Vingt-et-un ans plus tard, après de nombreux rebondissements, frayeurs et moments de bonheur sur les « montagnes russes du solaire », je suis sur le point de quitter l’entreprise que j’ai contribué à créer et qui a constitué une part importante de ma vie professionnelle. Je me sens privilégié d’avoir travaillé avec des personnes merveilleuses, je suis fier d’avoir joué mon rôle dans la construction de Solarcentury et je suis heureux d’avoir fait progresser l’industrie du solaire, qui est passée d’une solution énergétique marginale à la position dominante qu’elle occupe désormais sur le marché mondial.

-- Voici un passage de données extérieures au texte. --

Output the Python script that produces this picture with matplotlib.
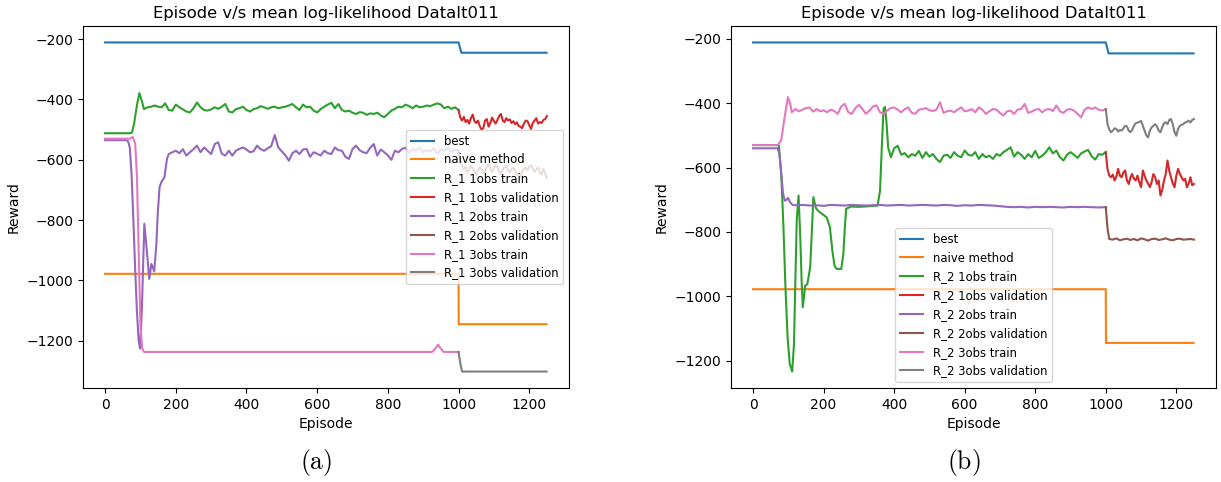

Première étape : la construction d’étagères
Je ne me souviens pas de l’intitulé exact de mon premier poste, mais mon travail comprenait la vente, la création, la gestion de projet, l’approvisionnement et l’installation d’étagères dans notre nouveau bureau, ou plutôt remise industrielle, sur la ligne Richmond-Victoria.
Dans le cadre du programme « UK 100 Solar Roof », pour lequel nous avions mené des activités de lobbying assez intenses, notre marché cible était le secteur de la rénovation résidentielle. Notre première vente a été un système hybride hors réseau (PV-diesel-batterie) pour une habitation située à la frontière écossaise. Le prix était alors de 35.000 £ pour 2 kWp, soit 17,50 £ par watt-peak !
J’ai observé une certaine symétrie au niveau de la chronologie de ma carrière : ma toute première vente et mes derniers projets chez Solarcentury étaient tous des systèmes hybrides hors réseau. Mais l’aspect le plus frappant est le prix : nous avons constaté une baisse de près de 2.000 % que nous n’aurions jamais imaginée en 1999. C’est d’ailleurs ce qui a permis au solaire de passer du statut de solution énergétique de niche à celui qu’il occupe aujourd’hui en si peu de temps.
L’un des premiers business models que Jeremy et moi avons présenté au conseil d’administration de China Light and Power pour un gratte-ciel de Hong Kong en 1998 répondait directement à la nécessité d’augmenter la production d’électricité tout en en réduisant les coûts. Or, l’usine de 100 MW que nous leur avons proposée était probablement en avance de 10 ans sur son temps. Malgré cet échec initial, c’est ce genre d’investissements audacieux dans le solaire – et principalement en Chine – qui a fait baisser les prix pour tout le secteur ces dix dernières années. Je me demande parfois à quoi aurait ressemblé notre parcours si China Light and Power avait dit oui au solaire plutôt que de choisir de s’en donner à cœur joie avec le nucléaire.
En avance sur Elon Musk
Jeremy a continué de rassembler des personnes inspirantes à la direction de Solarcentury, notamment Roger Booth (l’ancien Responsable du secteur des Énergies Renouvelables chez Shell), qui nous a fixé pour objectif de gagner 30 % des parts du marché du premier grand programme de démonstration britannique dans le domaine du solaire résidentiel. Nous y sommes parvenus, face à notre principal concurrent BP Solar, en collaborant avec un grand nombre d’architectes et de promoteurs, ainsi qu’une équipe grandissante d’ingénieurs et de chefs de projet. Cette tendance positive s’est poursuivie tout au long des différents cycles de financement qui ont suivi, avec un pic de 60 % des parts du marché pour le programme de construction à faible empreinte carbone en 2008.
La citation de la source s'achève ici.